Peter, another of Jesus's closest followers, arrived at a similar conclusion. When Jesus asked his disciples who they believed he was, Peter was the first to answer: you are the Messiah. Jesus did not correct him.
These were not people making theological arguments from a distance. They had spent years with Jesus, traveled with him, watched him up close. Their conclusions carry the weight of eyewitness testimony.
What "God Incarnate" Actually Means
One phrase that comes up in this conversation is "God incarnate." It is a theological term that can feel abstract, but its meaning is straightforward: God became flesh in Jesus. He came, took on human form, and walked among his people.
That is the claim John makes in his opening lines. Not that Jesus was inspired by God, or that he represented God, or that he pointed toward God. But that God himself entered human history as a person, with a name and a hometown and a face people could look at.
Jesus of Nazareth was God, walking around the ancient world, teaching and preaching and calling people to follow him. He died, was buried, and was raised from the dead. And then, as the Gospels describe it, he returned to his Father's side.
Why This Question Still Matters
Understanding who Jesus said he was changes how a person reads everything else about his life. It changes what it means that he healed people, that he forgave sins, that he called people to follow him. It gives new weight to John 3:16, a verse many people know by heart but few have fully absorbed: for God so loved the world that he gave his one and only Son, that whoever believes in him shall not perish but have eternal life.

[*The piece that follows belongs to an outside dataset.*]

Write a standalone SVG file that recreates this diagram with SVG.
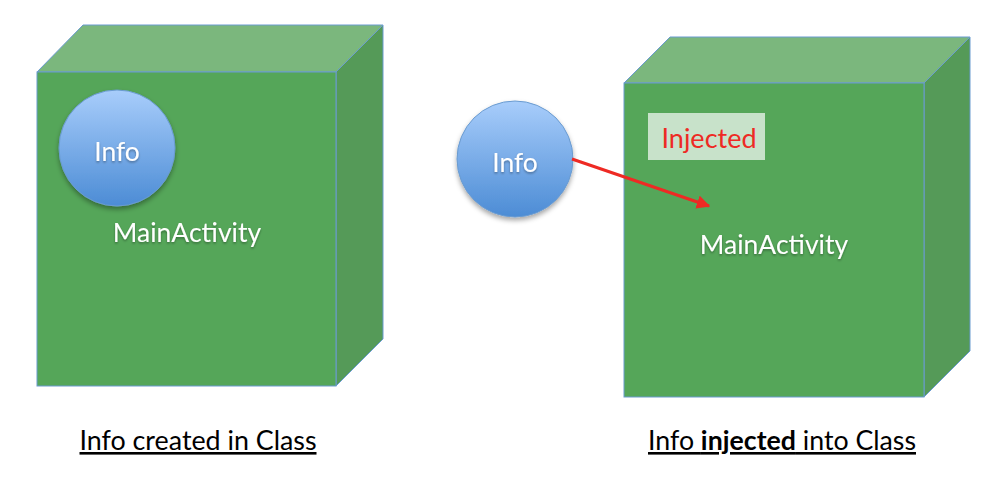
<svg xmlns="http://www.w3.org/2000/svg" width="1000" height="487" viewBox="0 0 1000 487">
<defs>
<linearGradient id="ball" x1="0" y1="0" x2="0" y2="1">
<stop offset="0" stop-color="#a8cdfb"/>
<stop offset="1" stop-color="#4c8cd5"/>
</linearGradient>
<filter id="sh" x="-20%" y="-20%" width="140%" height="150%">
<feDropShadow dx="0" dy="3" stdDeviation="2.5" flood-color="#000" flood-opacity="0.35"/>
</filter>
<filter id="tsh" x="-10%" y="-30%" width="120%" height="160%">
<feDropShadow dx="0" dy="1.5" stdDeviation="1" flood-color="#000" flood-opacity="0.35"/>
</filter>
<marker id="ah" viewBox="0 0 10 10" refX="9" refY="5" markerWidth="4.5" markerHeight="4.5" orient="auto" markerUnits="strokeWidth">
<path d="M0,0 L10,5 L0,10 z" fill="#ee2a24"/>
</marker>
<style>
.front{fill:#55a659;stroke:#6a9bd0;stroke-width:1}
.top{fill:#7bb77d;stroke:#6a9bd0;stroke-width:1}
.side{fill:#559a58;stroke:#6a9bd0;stroke-width:1}
.ball{fill:url(#ball);stroke:#6a9bd0;stroke-width:1;filter:url(#sh)}
.w{fill:#fff;font-family:Lato,"Open Sans",sans-serif;font-size:26.5px;text-anchor:middle;filter:url(#tsh)}
.cap{fill:#000;font-family:Lato,"Liberation Sans",sans-serif;font-size:26px;text-anchor:middle;text-decoration:underline}
</style>
</defs>
<g id="cube-left">
<polygon class="top" points="37,72 83,25 383,25 336,72"/>
<polygon class="side" points="336,72 383,25 383,339 336,386"/>
<rect class="front" x="37" y="72" width="299" height="314"/>
<text class="w" x="187" y="242">MainActivity</text>
</g>
<g id="info-left">
<circle class="ball" cx="117" cy="148" r="58"/>
<text class="w" x="117" y="161">Info</text>
</g>
<g id="cube-right">
<polygon class="top" points="624,83 670,37 970,37 924,83"/>
<polygon class="side" points="924,83 970,37 970,351 924,397"/>
<rect class="front" x="624" y="83" width="300" height="314"/>
<text class="w" x="774" y="254">MainActivity</text>
</g>
<g id="injected">
<rect x="648" y="113" width="117" height="47" fill="#c8e2ca"/>
<text x="709" y="148" fill="#ee2a24" font-family="Lato,'Open Sans',sans-serif" font-size="27" text-anchor="middle">Injected</text>
</g>
<g id="info-right">
<circle class="ball" cx="515" cy="159" r="58"/>
<text class="w" x="515" y="172">Info</text>
</g>
<g id="connectors">
<line x1="572" y1="159" x2="709" y2="206" stroke="#ee2a24" stroke-width="3" marker-end="url(#ah)"/>
</g>
<g id="captions">
<text class="cap" x="198" y="450" textLength="237" lengthAdjust="spacingAndGlyphs">Info created in Class</text>
<text class="cap" x="782" y="450" textLength="268" lengthAdjust="spacingAndGlyphs">Info <tspan font-weight="bold">injected</tspan> into Class</text>
</g>
</svg>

That verse is not just a warm sentiment. It is a statement about who the Son is: the Son of Man, the seed of David, the Son of God incarnate. The one the Father sent to fix what was broken and offer life again.
This post is part of an ongoing series on the Triune God, working through who the Father, the Son, and the Spirit each are and how they work together. The goal is not just to understand doctrine, but to know more fully the God Christians follow and worship.
Jesus is worth taking seriously on his own terms, beginning with the question he himself kept returning to: who do you say I am?